* BEGIN *
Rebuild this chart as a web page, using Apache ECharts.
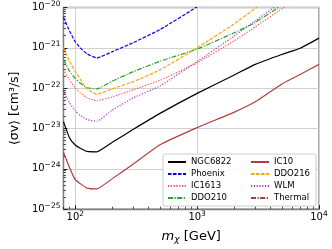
<!DOCTYPE html>
<html><head><meta charset="utf-8">
<script src="https://cdn.jsdelivr.net/npm/echarts@6/dist/echarts.min.js"></script>
<style>html,body{margin:0;padding:0;background:#fff}#c{width:332px;height:249px}</style>
</head><body><div id="c"></div>
<script>
// Dark matter mass [GeV]
const masses = [80, 90, 100, 110, 125, 150, 200, 300, 500, 1000, 2000, 3000, 5000, 7000, 10000];
// <sigma v> upper limits [cm^3/s]
const NGC6822 = [1.48e-23, 5.75e-24, 3.89e-24, 3.24e-24, 2.69e-24, 2.63e-24, 4.47e-24, 9.55e-24, 2.40e-23, 7.41e-23, 2.09e-22, 3.89e-22, 6.92e-22, 9.77e-22, 1.74e-21];
const Phoenix = [5.75e-21, 2.57e-21, 1.41e-21, 1.0e-21, 7.08e-22, 5.62e-22, 7.94e-22, 1.35e-21, 2.88e-21, 1.05e-20, 5.0e-20, 1.26e-19, 3.98e-19, 7.94e-19, 1.58e-18];
const IC1613 = [2.88e-22, 1.58e-22, 1.0e-22, 7.59e-23, 5.75e-23, 4.90e-23, 6.03e-23, 9.12e-23, 1.58e-22, 4.27e-22, 1.48e-21, 3.31e-21, 9.55e-21, 2.0e-20, 5.0e-20];
const DDO210 = [5.13e-22, 2.57e-22, 1.74e-22, 1.32e-22, 1.02e-22, 9.55e-23, 1.48e-22, 2.57e-22, 4.68e-22, 9.33e-22, 2.34e-21, 4.27e-21, 1.17e-20, 2.51e-20, 6.31e-20];
const IC10 = [2.57e-24, 1.05e-24, 5.37e-25, 4.27e-25, 3.31e-25, 3.16e-25, 5.62e-25, 1.32e-24, 3.98e-24, 1.05e-23, 2.51e-23, 4.57e-23, 1.29e-22, 2.19e-22, 3.89e-22];
const DDO216 = [1.0e-21, 4.57e-22, 2.57e-22, 1.66e-22, 9.55e-23, 7.08e-23, 9.55e-23, 1.45e-22, 2.88e-22, 1.0e-21, 3.89e-21, 9.55e-21, 3.55e-20, 7.94e-20, 2.0e-19];
const WLM = [8.51e-23, 4.27e-23, 2.75e-23, 2.09e-23, 1.66e-23, 1.51e-23, 2.82e-23, 5.75e-23, 1.15e-22, 4.57e-22, 1.95e-21, 4.68e-21, 1.41e-20, 3.16e-20, 7.94e-20];
const thermalMasses = [80, 10000];
const Thermal = [2.2e-26, 2.2e-26];

// axis ticks
const xMin = 80, xMax = 10000;
const xMajorTicks = [100, 1000, 10000];
const xMinorTicks = [80, 90, 200, 300, 400, 500, 600, 700, 800, 900, 2000, 3000, 4000, 5000, 6000, 7000, 8000, 9000];
const yMajorTicks = [1e-25, 1e-24, 1e-23, 1e-22, 1e-21, 1e-20];
const yMinorMult = [2, 3, 4, 5, 6, 7, 8, 9];

const L = v => Math.log10(v);
const yMinorTicks = [];
for (let e = -25; e < -20; e++) yMinorMult.forEach(k => yMinorTicks.push(L(k) + e));

const FONT = 'DejaVu Sans';
const supLabel = e => '{b|10}{s|' + String(e).replace('-', '\u2212') + '}';
const labelRich = {
  b: {fontSize: 10, fontFamily: FONT, color: '#000', lineHeight: 15},
  s: {fontSize: 7.5, fontFamily: FONT, color: '#000', lineHeight: 8, padding: [0, 0, 7, 0]}
};

function mk(name, xs, ys, color, type) {
  return {
    name, type: 'line', symbol: 'none', smooth: 0.15, clip: true,
    data: xs.map((m, i) => [L(m), L(ys[i])]),
    lineStyle: {color, type, width: 1.2},
    itemStyle: {color}
  };
}
const dashed = [3.5, 1.5], dotted = [1.2, 1.6], dashdot = [5, 1.5, 1.2, 1.5];
const series = [
  mk('NGC6822', masses, NGC6822, '#000000', 'solid'),
  mk('Phoenix', masses, Phoenix, '#0000ff', dashed),
  mk('IC1613', masses, IC1613, '#ff4a4a', dotted),
  mk('DDO210', masses, DDO210, '#2ca02c', dashdot),
  mk('IC10', masses, IC10, '#b23c3c', 'solid'),
  mk('DDO216', masses, DDO216, '#ffa500', dashed),
  mk('WLM', masses, WLM, '#b23ac4', dotted),
  mk('Thermal', thermalMasses, Thermal, '#a0403c', dashdot)
];

const legendCommon = {
  orient: 'vertical', padding: 0, itemWidth: 18, itemHeight: 10, itemGap: 2,
  selectedMode: false, z: 10,
  itemStyle: {opacity: 0},
  textStyle: {fontFamily: FONT, fontSize: 8.5, color: '#000', lineHeight: 10}
};

const chart = echarts.init(document.getElementById('c'), null, {renderer: 'canvas'});
chart.setOption({
  animation: false,
  backgroundColor: '#fff',
  grid: {left: 56, right: 13, top: 7, bottom: 37, show: true, borderColor: '#808080', borderWidth: 1.3, containLabel: false},
  graphic: [{
    type: 'rect', z: 9, shape: {x: 163, y: 154, width: 153, height: 52, r: 2},
    style: {fill: 'rgba(255,255,255,0.85)', stroke: '#cccccc', lineWidth: 1}
  }],
  legend: [
    Object.assign({left: 167, top: 157, data: ['NGC6822', 'Phoenix', 'IC1613', 'DDO210']}, legendCommon),
    Object.assign({left: 250, top: 157, data: ['IC10', 'DDO216', 'WLM', 'Thermal']}, legendCommon)
  ],
  xAxis: [{
    type: 'value', min: L(xMin), max: L(xMax), position: 'bottom',
    axisLine: {show: true, onZero: false, lineStyle: {color: '#808080', width: 1.3}},
    axisTick: {show: true, inside: true, length: 4, customValues: xMajorTicks.map(L), lineStyle: {color: '#222', width: 1}},
    axisLabel: {customValues: xMajorTicks.map(L), margin: 1, formatter: v => supLabel(Math.round(v)), rich: labelRich},
    splitLine: {show: true, lineStyle: {color: '#d0d0d0', width: 1}},
    name: '{i|m}{sub|\u03c7} [GeV]', nameLocation: 'middle', nameGap: 13,
    nameTextStyle: {fontFamily: FONT, fontSize: 13, color: '#000', rich: {
      i: {fontFamily: FONT, fontSize: 13, fontStyle: 'italic', color: '#000'},
      sub: {fontFamily: FONT, fontSize: 9, fontStyle: 'italic', color: '#000', padding: [6, 0, 0, 0]}
    }}
  }, {
    type: 'value', min: L(xMin), max: L(xMax), position: 'bottom',
    axisLine: {show: false, onZero: false},
    axisTick: {show: true, inside: true, length: 2.5, customValues: xMinorTicks.map(L), lineStyle: {color: '#222', width: 0.8}},
    axisLabel: {show: false}, splitLine: {show: false}
  }],
  yAxis: [{
    type: 'value', min: L(yMajorTicks[0]), max: L(yMajorTicks[yMajorTicks.length - 1]), interval: 1, position: 'left',
    axisLine: {show: true, onZero: false, lineStyle: {color: '#808080', width: 1.3}},
    axisTick: {show: true, inside: true, length: 4, lineStyle: {color: '#222', width: 1}},
    axisLabel: {margin: 3, formatter: v => supLabel(Math.round(v)), rich: labelRich},
    splitLine: {show: true, lineStyle: {color: '#d0d0d0', width: 1}},
    name: '\u27e8\u03c3v\u27e9 [cm\u00b3/s]', nameLocation: 'middle', nameGap: 38,
    nameTextStyle: {fontFamily: FONT, fontSize: 12.5, color: '#000'}
  }, {
    type: 'value', min: L(yMajorTicks[0]), max: L(yMajorTicks[yMajorTicks.length - 1]), position: 'left',
    axisLine: {show: false, onZero: false},
    axisTick: {show: true, inside: true, length: 2.5, customValues: yMinorTicks, lineStyle: {color: '#222', width: 0.8}},
    axisLabel: {show: false}, splitLine: {show: false}
  }],
  series
});
</script></body></html>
* END *
Written task: Every line from the top of the material above through the line with "const yMinorMult = [2, 3, 4, 5, 6, 7, 8, 9];" should be duplicated exactly, please; leave out the pictures.

Result below:
Rebuild this chart as a web page, using Apache ECharts.
<!DOCTYPE html>
<html><head><meta charset="utf-8">
<script src="https://cdn.jsdelivr.net/npm/echarts@6/dist/echarts.min.js"></script>
<style>html,body{margin:0;padding:0;background:#fff}#c{width:332px;height:249px}</style>
</head><body><div id="c"></div>
<script>
// Dark matter mass [GeV]
const masses = [80, 90, 100, 110, 125, 150, 200, 300, 500, 1000, 2000, 3000, 5000, 7000, 10000];
// <sigma v> upper limits [cm^3/s]
const NGC6822 = [1.48e-23, 5.75e-24, 3.89e-24, 3.24e-24, 2.69e-24, 2.63e-24, 4.47e-24, 9.55e-24, 2.40e-23, 7.41e-23, 2.09e-22, 3.89e-22, 6.92e-22, 9.77e-22, 1.74e-21];
const Phoenix = [5.75e-21, 2.57e-21, 1.41e-21, 1.0e-21, 7.08e-22, 5.62e-22, 7.94e-22, 1.35e-21, 2.88e-21, 1.05e-20, 5.0e-20, 1.26e-19, 3.98e-19, 7.94e-19, 1.58e-18];
const IC1613 = [2.88e-22, 1.58e-22, 1.0e-22, 7.59e-23, 5.75e-23, 4.90e-23, 6.03e-23, 9.12e-23, 1.58e-22, 4.27e-22, 1.48e-21, 3.31e-21, 9.55e-21, 2.0e-20, 5.0e-20];
const DDO210 = [5.13e-22, 2.57e-22, 1.74e-22, 1.32e-22, 1.02e-22, 9.55e-23, 1.48e-22, 2.57e-22, 4.68e-22, 9.33e-22, 2.34e-21, 4.27e-21, 1.17e-20, 2.51e-20, 6.31e-20];
const IC10 = [2.57e-24, 1.05e-24, 5.37e-25, 4.27e-25, 3.31e-25, 3.16e-25, 5.62e-25, 1.32e-24, 3.98e-24, 1.05e-23, 2.51e-23, 4.57e-23, 1.29e-22, 2.19e-22, 3.89e-22];
const DDO216 = [1.0e-21, 4.57e-22, 2.57e-22, 1.66e-22, 9.55e-23, 7.08e-23, 9.55e-23, 1.45e-22, 2.88e-22, 1.0e-21, 3.89e-21, 9.55e-21, 3.55e-20, 7.94e-20, 2.0e-19];
const WLM = [8.51e-23, 4.27e-23, 2.75e-23, 2.09e-23, 1.66e-23, 1.51e-23, 2.82e-23, 5.75e-23, 1.15e-22, 4.57e-22, 1.95e-21, 4.68e-21, 1.41e-20, 3.16e-20, 7.94e-20];
const thermalMasses = [80, 10000];
const Thermal = [2.2e-26, 2.2e-26];

// axis ticks
const xMin = 80, xMax = 10000;
const xMajorTicks = [100, 1000, 10000];
const xMinorTicks = [80, 90, 200, 300, 400, 500, 600, 700, 800, 900, 2000, 3000, 4000, 5000, 6000, 7000, 8000, 9000];
const yMajorTicks = [1e-25, 1e-24, 1e-23, 1e-22, 1e-21, 1e-20];
const yMinorMult = [2, 3, 4, 5, 6, 7, 8, 9];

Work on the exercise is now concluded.